6. Desain satu kasus
Desain satu kasus mempunyai persamaan dengan desain studi kasus dan desain eksperimental. Dalam desain studi kasus, diukur perilaku individu sebelum dan sesudah perlakuan, dan hal ini dilakukan dalam situasi eksperimen. Desain satu kasus adalah perwujudan dari pendekatan perilaku (behavioral approach), yang mengutamakan pengukuran perilaku nyata, seperti yang dianjurkan dalam belajar operan (Phares, 1992).
a. Desain A-B-A-B
Salah satu contoh desain satu kasus yang dapat direncanakan ialah perlakuan misalnya terhadap seorang anak yang perilaku agresif. Di ruang terapi anak diamati selama beberapa jam/ beberapa hari, dicatat perilaku agresif apa saja yang ia tampilkan, dan dicatat frekuensinya (situasi A). Kemudian diberikan perlakuan, yakni apabila anak memperlihatkan perilaku baik, maka ia diberi imbalan. Misalnya kalau ia duduk diam meski hanya sejenak, ia diberi perhatian oleh terapis, misalnya diberi permen atau ditanggapi dengan senyuman. Perlakuan ini dipertahankan selama beberapa jam/ beberapa hari, dan dicatat lagi perilaku anak yang positif, yakni duduk diam (B). Setelah itu, kembali lagi anak dibiarkan seperti situasi A, yakni tidak diberi perlakuan. Setelah itu kembali diberlakukan situasi B.

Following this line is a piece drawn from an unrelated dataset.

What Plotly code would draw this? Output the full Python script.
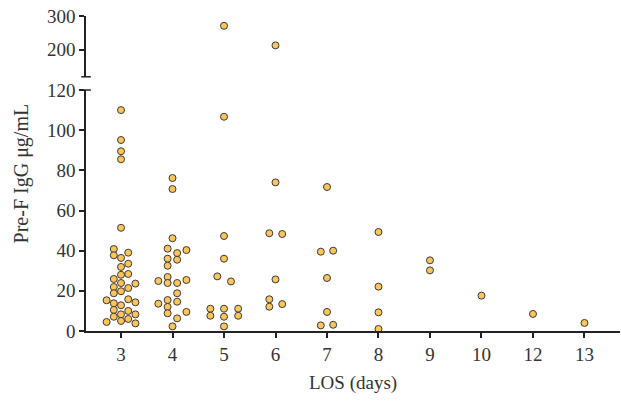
import plotly.graph_objects as go

# LOS categories (days) and tick labels
categories = [3, 4, 5, 6, 7, 8, 9, 10, 12, 13]
tick_labels = ["3", "4", "5", "6", "7", "8", "9", "10", "12", "13"]

# Pre-F IgG values (ug/mL) per LOS category, and horizontal jitter (fraction of category width)
los3_vals = [110, 95.1, 89.5, 85.5, 51.4, 40.8, 37.7, 36.4, 39.0, 33.5, 31.9, 28.0, 28.4,
             25.9, 23.9, 23.6, 21.9, 21.4, 19.8, 18.8, 15.3, 15.8, 13.8, 14.3, 12.8, 10.5,
             10.0, 8.3, 8.3, 7.1, 6.0, 4.5, 5.0, 3.8]
los3_jit = [0, 0, 0, 0, 0, -0.14, -0.14, 0, 0.14, 0.14, 0, 0, 0.14,
            -0.14, 0, 0.28, -0.14, 0.14, 0, -0.14, -0.28, 0.14, -0.14, 0.28, 0, -0.14,
            0.14, 0, 0.28, -0.14, 0.14, -0.28, 0, 0.28]

los4_vals = [76.2, 70.7, 46.2, 41.0, 38.8, 40.3, 36.0, 35.5, 32.5, 26.9, 24.9, 23.9, 23.9,
             25.4, 18.8, 15.4, 14.6, 13.6, 12.0, 8.8, 9.5, 6.3, 2.3]
los4_jit = [0, 0, 0, -0.095, 0.09, 0.27, -0.095, 0.09, -0.095, -0.095, -0.275, -0.095, 0.09,
            0.27, 0.09, -0.095, 0.09, -0.275, -0.095, -0.095, 0.27, 0.09, 0]

los5_vals = [271, 106.7, 47.3, 36.0, 27.2, 24.7, 11.1, 7.6, 11.1, 7.1, 2.3, 11.1, 7.6]
los5_jit = [0, 0, 0, 0, -0.13, 0.135, -0.265, -0.265, 0, 0, 0, 0.275, 0.275]

los6_vals = [213, 74.0, 48.7, 48.3, 25.7, 15.8, 12.1, 13.4]
los6_jit = [0, 0, -0.12, 0.13, 0, -0.12, -0.12, 0.13]

los7_vals = [71.7, 39.5, 40.0, 26.4, 9.5, 2.8, 3.1]
los7_jit = [0, -0.12, 0.12, 0, 0, -0.12, 0.12]

los8_vals = [49.3, 22.1, 9.3, 1.0]
los8_jit = [0, 0, 0, 0]

los9_vals = [35.2, 30.2]
los9_jit = [0, 0]

los10_vals = [17.6]
los10_jit = [0]

los12_vals = [8.5]
los12_jit = [0]

los13_vals = [4.0]
los13_jit = [0]

all_vals = [los3_vals, los4_vals, los5_vals, los6_vals, los7_vals,
            los8_vals, los9_vals, los10_vals, los12_vals, los13_vals]
all_jit = [los3_jit, los4_jit, los5_jit, los6_jit, los7_jit,
           los8_jit, los9_jit, los10_jit, los12_jit, los13_jit]

BREAK = 120

lo_x, lo_y, hi_x, hi_y = [], [], [], []
for i, (vals, jits) in enumerate(zip(all_vals, all_jit)):
    for v, j in zip(vals, jits):
        if v > BREAK:
            hi_x.append(i + j); hi_y.append(v)
        else:
            lo_x.append(i + j); lo_y.append(v)

marker = dict(size=7, color="#FBC55C", line=dict(color="#3A3A3A", width=1))
font_family = "Liberation Serif, Times New Roman, serif"
txt = "#333333"

fig = go.Figure()
fig.add_trace(go.Scatter(x=lo_x, y=lo_y, mode="markers", marker=marker,
                         yaxis="y", cliponaxis=False, showlegend=False))
fig.add_trace(go.Scatter(x=hi_x, y=hi_y, mode="markers", marker=marker,
                         yaxis="y2", cliponaxis=False, showlegend=False))

lo_top = 0.765
hi_bot = 0.807

axis_common = dict(showline=True, linecolor="#222222", linewidth=1.5, ticks="outside",
                   ticklen=5, tickwidth=1.5, tickcolor="#222222", showgrid=False,
                   zeroline=False, automargin=False,
                   tickfont=dict(family=font_family, size=19, color=txt))

fig.update_layout(
    width=621, height=403,
    margin=dict(l=86, r=1, t=16, b=72),
    plot_bgcolor="white", paper_bgcolor="white",
    xaxis=dict(range=[-0.68, 9.69], tickmode="array",
               tickvals=list(range(len(categories))), ticktext=tick_labels,
               **axis_common),
    yaxis=dict(domain=[0, lo_top], range=[0, 120], tickmode="linear", tick0=0, dtick=20,
               **axis_common),
    yaxis2=dict(domain=[hi_bot, 1], range=[120, 300], tickmode="array",
                tickvals=[200, 300], anchor="x", **axis_common),
    annotations=[
        dict(text="LOS (days)", xref="paper", yref="paper", x=0.5, y=-0.165,
             xanchor="center", yanchor="middle", showarrow=False,
             font=dict(family=font_family, size=19, color=txt)),
        dict(text="Pre-F IgG μg/mL", xref="paper", yref="paper", x=-0.12, y=0.5,
             xanchor="center", yanchor="middle", showarrow=False, textangle=-90,
             font=dict(family=font_family, size=20, color=txt)),
    ],
    shapes=[
        dict(type="line", xref="paper", yref="paper", x0=-0.009, x1=0.009,
             y0=lo_top, y1=lo_top, line=dict(color="#222222", width=1.5)),
        dict(type="line", xref="paper", yref="paper", x0=-0.009, x1=0.009,
             y0=hi_bot, y1=hi_bot, line=dict(color="#222222", width=1.5)),
    ],
)

fig.write_html("out.html", config={"displayModeBar": False},
               post_script="document.body.style.margin='0';")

b. Desain Multiple Baseline
Kadangkala situasi pemberian imbalan seperti yang terjadi pada situasi B tidak mudah untuk ditiadakan demi pertimbangan etis. Dalam desain ganda dilakukan hal yang sama dengan kasus anak dengan kasus anak dengan perlakuan agresif, namun desain ABAB itu diberlakukan dalam dua situasi, yakni di rumah dan di ruang terapi. Yang diamati dan dicatat base-line-nya adalah dalam dua situasi di rumah. Dalam situasi terapi tidak perlu diadakan peniadaan imbalan, penghentian imbalan dilakukan hanya dalam situasi di rumah. Apabila peningkatan perilaku positif selalu terjadi menyusul perlakuan (pemberian imbalan), maka dapat disimpulkan bahwa perlakuan itulah yang menyebabkan bertambahnya perilaku positif dan berkurangnya perilaku agresif.
c. Desain Campuran
Dalam desain ini teknik eksperimental dan teknik korelasi digabung. Sebagai contohnya rancangan penelitian yang dikemukakan Davidson & Neale pada tahun 1990 (Dalam Phares, 1992) ialah penelitian mengenai efektivitas tiga jenis terapi pada penderita gangguan psikiatrik tertentu. Bila pasien untuk masing-masing jenis terapi tersebut, dianggap sebagai masing-masing satu kelompok maka salah satu jenis terapi itu mungkin terlihat lebih berhasil. Namun bila pasien dalam tiga jenis terapi itu dibedakan dalam kelompok dengan gangguan parah dan gangguan ringan, maka kesimpulannya bisa berbeda untuk tiap kelompok itu (Phares, 1992, hlm. 117).